Emily M. Bender (Linguistics)
Grammar Customization with the LinGO Grammar Matrix
Precision grammars can be very rich resources for natural language processing, but they are also expensive to create. At the same time, much has been learned from existing large scale grammar development projects which is applicable cross-linguistically. The LinGO Grammar Matrix aims to reduce the cost of creating precision grammars by abstracting out a cross-linguistic core grammar and then providing a series of reusable analyses of recurrent, non-universal phenomena through a web-based grammar customization system. In addition to practical applications, this approach provides a new angle on the linguistic study of variation and typology.

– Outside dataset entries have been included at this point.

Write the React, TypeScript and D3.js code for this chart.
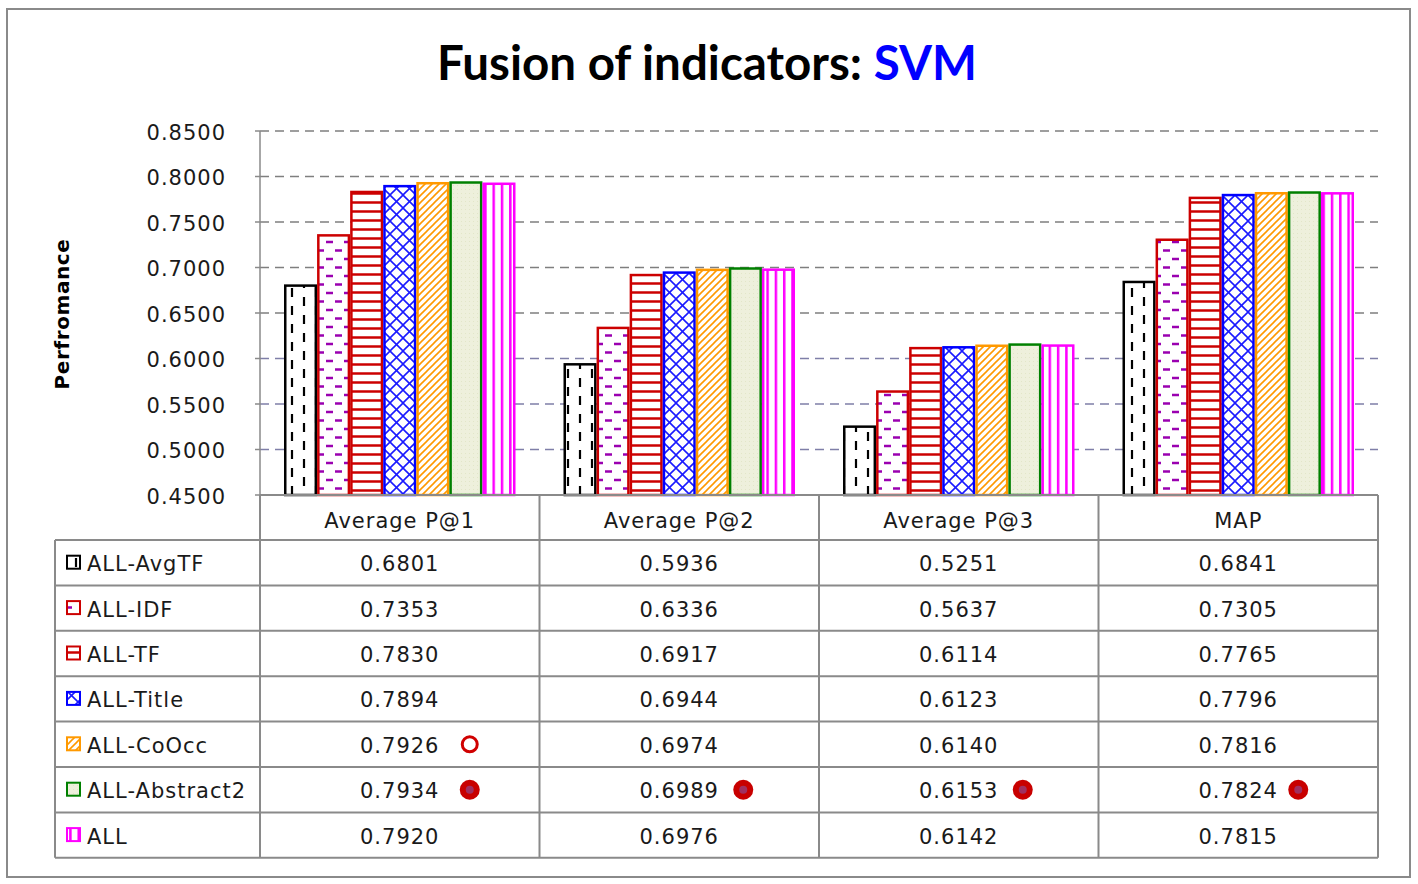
import React from "react";
import * as d3 from "d3";

const categories = ["Average P@1", "Average P@2", "Average P@3", "MAP"];
const seriesNames = ["ALL-AvgTF", "ALL-IDF", "ALL-TF", "ALL-Title", "ALL-CoOcc", "ALL-Abstract2", "ALL"];
const valuesAvgTF = [0.6801, 0.5936, 0.5251, 0.6841];
const valuesIDF = [0.7353, 0.6336, 0.5637, 0.7305];
const valuesTF = [0.783, 0.6917, 0.6114, 0.7765];
const valuesTitle = [0.7894, 0.6944, 0.6123, 0.7796];
const valuesCoOcc = [0.7926, 0.6974, 0.614, 0.7816];
const valuesAbstract2 = [0.7934, 0.6989, 0.6153, 0.7824];
const valuesALL = [0.792, 0.6976, 0.6142, 0.7815];
const yTicks = [0.45, 0.5, 0.55, 0.6, 0.65, 0.7, 0.75, 0.8, 0.85];
// annotation marks: [seriesIndex, categoryIndex, filled]
const bestMarks: [number, number, boolean][] = [
  [4, 0, false],
  [5, 0, true],
  [5, 1, true],
  [5, 2, true],
  [5, 3, true],
];

const allValues = [valuesAvgTF, valuesIDF, valuesTF, valuesTitle, valuesCoOcc, valuesAbstract2, valuesALL];
const strokeColors = ["#000000", "#cc0000", "#cc0000", "#0000ff", "#ff9900", "#008000", "#ff00ff"];

const W = 1418;
const H = 884;
const plotLeft = 260;
const plotRight = 1378;
const tableLeft = 55;
const rowH = 45.4;
const headerTop = 495;
const headerBottom = 540;
// horizontal offset of the annotation circles from the column centre, per column
const markOffsets = [70, 64, 64, 60];

const FONT = "'DejaVu Sans', Verdana, sans-serif";

function Patterns() {
  return (
    <defs>
      <pattern id="p0" patternUnits="userSpaceOnUse" width={24} height={18}>
        <rect width={24} height={18} fill="#fff" />
        <line x1={4} y1={0} x2={4} y2={9} stroke="#000" strokeWidth={2.2} />
        <line x1={16} y1={9} x2={16} y2={18} stroke="#000" strokeWidth={2.2} />
      </pattern>
      <pattern id="p1" patternUnits="userSpaceOnUse" width={18} height={17}>
        <rect width={18} height={17} fill="#fff" />
        <line x1={2} y1={4} x2={9} y2={4} stroke="#9a00b0" strokeWidth={2.5} />
        <line x1={11} y1={12.5} x2={18} y2={12.5} stroke="#9a00b0" strokeWidth={2.5} />
      </pattern>
      <pattern id="p2" patternUnits="userSpaceOnUse" width={10} height={9}>
        <rect width={10} height={9} fill="#fff" />
        <line x1={0} y1={4.5} x2={10} y2={4.5} stroke="#cc0000" strokeWidth={2.5} />
      </pattern>
      <pattern id="p3" patternUnits="userSpaceOnUse" width={13} height={13}>
        <rect width={13} height={13} fill="#fff" />
        <line x1={0} y1={0} x2={13} y2={13} stroke="#1a1aff" strokeWidth={1.6} />
        <line x1={13} y1={0} x2={0} y2={13} stroke="#1a1aff" strokeWidth={1.6} />
      </pattern>
      <pattern id="p4" patternUnits="userSpaceOnUse" width={7} height={7}>
        <rect width={7} height={7} fill="#fff" />
        <line x1={0} y1={7} x2={7} y2={0} stroke="#ff9900" strokeWidth={1.6} />
        <line x1={-1} y1={1} x2={1} y2={-1} stroke="#ff9900" strokeWidth={1.6} />
        <line x1={6} y1={8} x2={8} y2={6} stroke="#ff9900" strokeWidth={1.6} />
      </pattern>
      <pattern id="p5" patternUnits="userSpaceOnUse" width={4} height={4}>
        <rect width={4} height={4} fill="#eef0dc" />
        <rect x={1} y={1} width={1} height={1} fill="#e2e6c8" />
      </pattern>
      <pattern id="p6" patternUnits="userSpaceOnUse" width={8.3} height={10}>
        <rect width={8.3} height={10} fill="#fff" />
        <line x1={4} y1={0} x2={4} y2={10} stroke="#ff00ff" strokeWidth={2.5} />
      </pattern>
    </defs>
  );
}

export default function App() {
  const x = d3.scaleBand<string>().domain(categories).range([plotLeft, plotRight]).padding(0);
  const inner = d3
    .scaleBand<string>()
    .domain(seriesNames)
    .range([24, x.bandwidth() - 24])
    .padding(0);
  const y = d3.scaleLinear().domain([0.45, 0.85]).range([495, 131]);
  const fmt = d3.format(".4f");

  const rowY = (i: number) => headerBottom + i * rowH;
  const tableBottom = rowY(seriesNames.length);
  const colEdges = [...categories.map((c) => x(c)!), plotRight];
  const textShift = 1.5;

  return (
    <svg width={W} height={H} style={{ position: "absolute", left: 0, top: 0, background: "#fff" }}>
      <Patterns />
      <rect x={0} y={0} width={W} height={H} fill="#fff" />
      {/* outer frame */}
      <rect x={7} y={9} width={1403} height={868} fill="none" stroke="#8a8a8a" strokeWidth={2} />

      {/* title */}
      <text
        x={707}
        y={80}
        textAnchor="middle"
        fontFamily="Lato, 'Open Sans', sans-serif"
        fontWeight="bold"
        fontSize={47.5}
        fill="#000"
      >
        Fusion of indicators: <tspan fill="#0000ff">SVM</tspan>
      </text>

      {/* gridlines */}
      {yTicks.slice(1).map((t) => (
        <line
          key={"g" + t}
          x1={plotLeft}
          x2={plotRight}
          y1={y(t)}
          y2={y(t)}
          stroke={t <= 0.6 ? "#7f7fa8" : "#7f7f7f"}
          strokeWidth={1.5}
          strokeDasharray="9,6"
        />
      ))}

      {/* y axis */}
      <line x1={plotLeft} x2={plotLeft} y1={y(0.85)} y2={y(0.45)} stroke="#8a8a8a" strokeWidth={1.5} />
      {yTicks.map((t) => (
        <g key={"t" + t}>
          <line x1={plotLeft - 5} x2={plotLeft} y1={y(t)} y2={y(t)} stroke="#8a8a8a" strokeWidth={1.5} />
          <text
            x={226}
            y={y(t) + textShift}
            textAnchor="end"
            dominantBaseline="central"
            fontFamily={FONT}
            fontSize={21}
            letterSpacing={1}
            fill="#1a1a1a"
          >
            {fmt(t)}
          </text>
        </g>
      ))}
      <text
        transform={`translate(62,${314}) rotate(-90)`}
        textAnchor="middle"
        dominantBaseline="central"
        fontFamily={FONT}
        fontWeight="bold"
        fontSize={20}
        letterSpacing={0.6}
        fill="#000"
      >
        Perfromance
      </text>

      {/* bars */}
      {categories.map((c, ci) => (
        <g key={c}>
          {seriesNames.map((s, si) => {
            const v = allValues[si][ci];
            const bx = x(c)! + inner(s)!;
            return (
              <rect
                key={s}
                x={bx + 1.25}
                y={y(v)}
                width={inner.bandwidth() - 2.5}
                height={y(0.45) - y(v)}
                fill={`url(#p${si})`}
                stroke={strokeColors[si]}
                strokeWidth={2.5}
              />
            );
          })}
        </g>
      ))}

      {/* x axis line */}
      <line x1={plotLeft} x2={plotRight} y1={headerTop} y2={headerTop} stroke="#8a8a8a" strokeWidth={2} />

      {/* table grid */}
      <g stroke="#8a8a8a" strokeWidth={2}>
        {colEdges.map((cx, i) => (
          <line key={"c" + i} x1={cx} x2={cx} y1={headerTop} y2={tableBottom} />
        ))}
        <line x1={tableLeft} x2={tableLeft} y1={headerBottom} y2={tableBottom} />
        {seriesNames.map((s, i) => (
          <line key={"r" + s} x1={tableLeft} x2={plotRight} y1={rowY(i)} y2={rowY(i)} />
        ))}
        <line x1={tableLeft} x2={plotRight} y1={tableBottom} y2={tableBottom} />
      </g>

      {/* category header */}
      {categories.map((c) => (
        <text
          key={"h" + c}
          x={x(c)! + x.bandwidth() / 2}
          y={(headerTop + headerBottom) / 2 + 3}
          textAnchor="middle"
          dominantBaseline="central"
          fontFamily={FONT}
          fontSize={21}
          letterSpacing={1}
          fill="#1a1a1a"
        >
          {c}
        </text>
      ))}

      {/* rows */}
      {seriesNames.map((s, si) => {
        const cy = rowY(si) + rowH / 2;
        return (
          <g key={"row" + s}>
            <rect
              x={67}
              y={cy - 7}
              width={13}
              height={13}
              fill={`url(#p${si})`}
              stroke={strokeColors[si]}
              strokeWidth={2}
            />
            <text
              x={87}
              y={cy + textShift}
              dominantBaseline="central"
              fontFamily={FONT}
              fontSize={21}
              letterSpacing={1}
              fill="#1a1a1a"
            >
              {s}
            </text>
            {categories.map((c, ci) => (
              <text
                key={c}
                x={x(c)! + x.bandwidth() / 2}
                y={cy + textShift}
                textAnchor="middle"
                dominantBaseline="central"
                fontFamily={FONT}
                fontSize={21}
                letterSpacing={1}
                fill="#1a1a1a"
              >
                {fmt(allValues[si][ci])}
              </text>
            ))}
          </g>
        );
      })}

      {/* best-value marks */}
      {bestMarks.map(([si, ci, filled], k) => {
        const cx = x(categories[ci])! + x.bandwidth() / 2 + markOffsets[ci];
        const cy = rowY(si) + rowH / 2;
        return filled ? (
          <g key={"m" + k}>
            <circle cx={cx} cy={cy} r={10} fill="#c80000" />
            <circle cx={cx} cy={cy} r={4} fill="#a03060" />
          </g>
        ) : (
          <circle key={"m" + k} cx={cx} cy={cy} r={7.5} fill="#fff" stroke="#d00000" strokeWidth={3} />
        );
      })}
    </svg>
  );
}
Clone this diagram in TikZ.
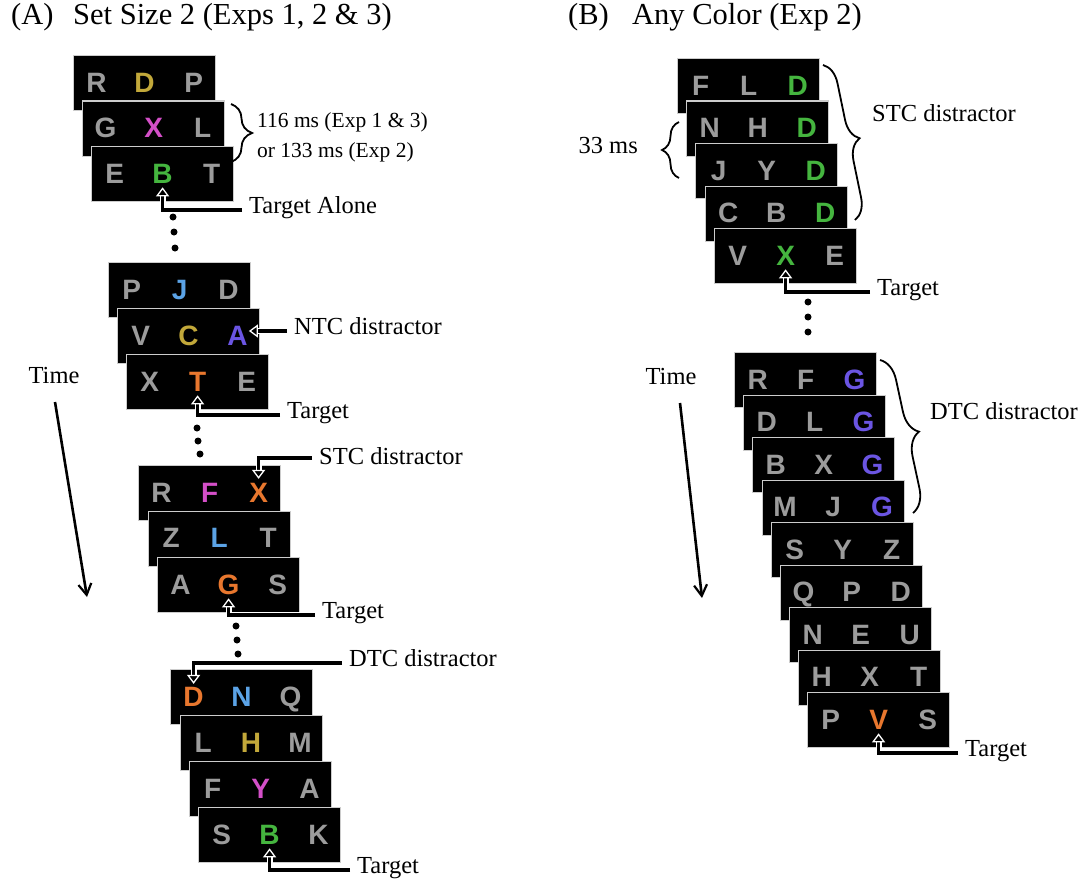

Mausam (Computer Science & Engineering)
From Extracted Information to Knowledge: Current Research at Turing Center
To exploit the practically infinite data available on the Web, Turing Center has focused on efficient and open-domain techniques to extract information at scale. This vast amount of extracted information can potentially lead to information overload. Our current research focuses on organizing this information along several types of abstractions, as well as deducing meta-properties of various relations. I will briefly summarize the key ongoing projects in this talk.
Hoifung Poon (Computer Science & Engineering)
Markov Logic in Natural Language Processing
Natural languages are characterized by rich relational structures and tight integration with world knowledge. In recent years, there has been increasing interest in applying joint inference to leverage such relations and prior knowledge in both machine learning and NLP communities. Recent work in statistical relational learning and structured prediction has shown that joint inference can not only substantially improve prediction accuracy, but also enable effective learning with little or no labeled information. Markov logic is a unifying framework for joint inference, and has enabled a series of successful NLP applications, ranging from information extraction to unsupervised semantic parsing. In this talk, I will review recent work in Markov logic and its NLP applications at the University of Washington, and outline exciting directions for future work.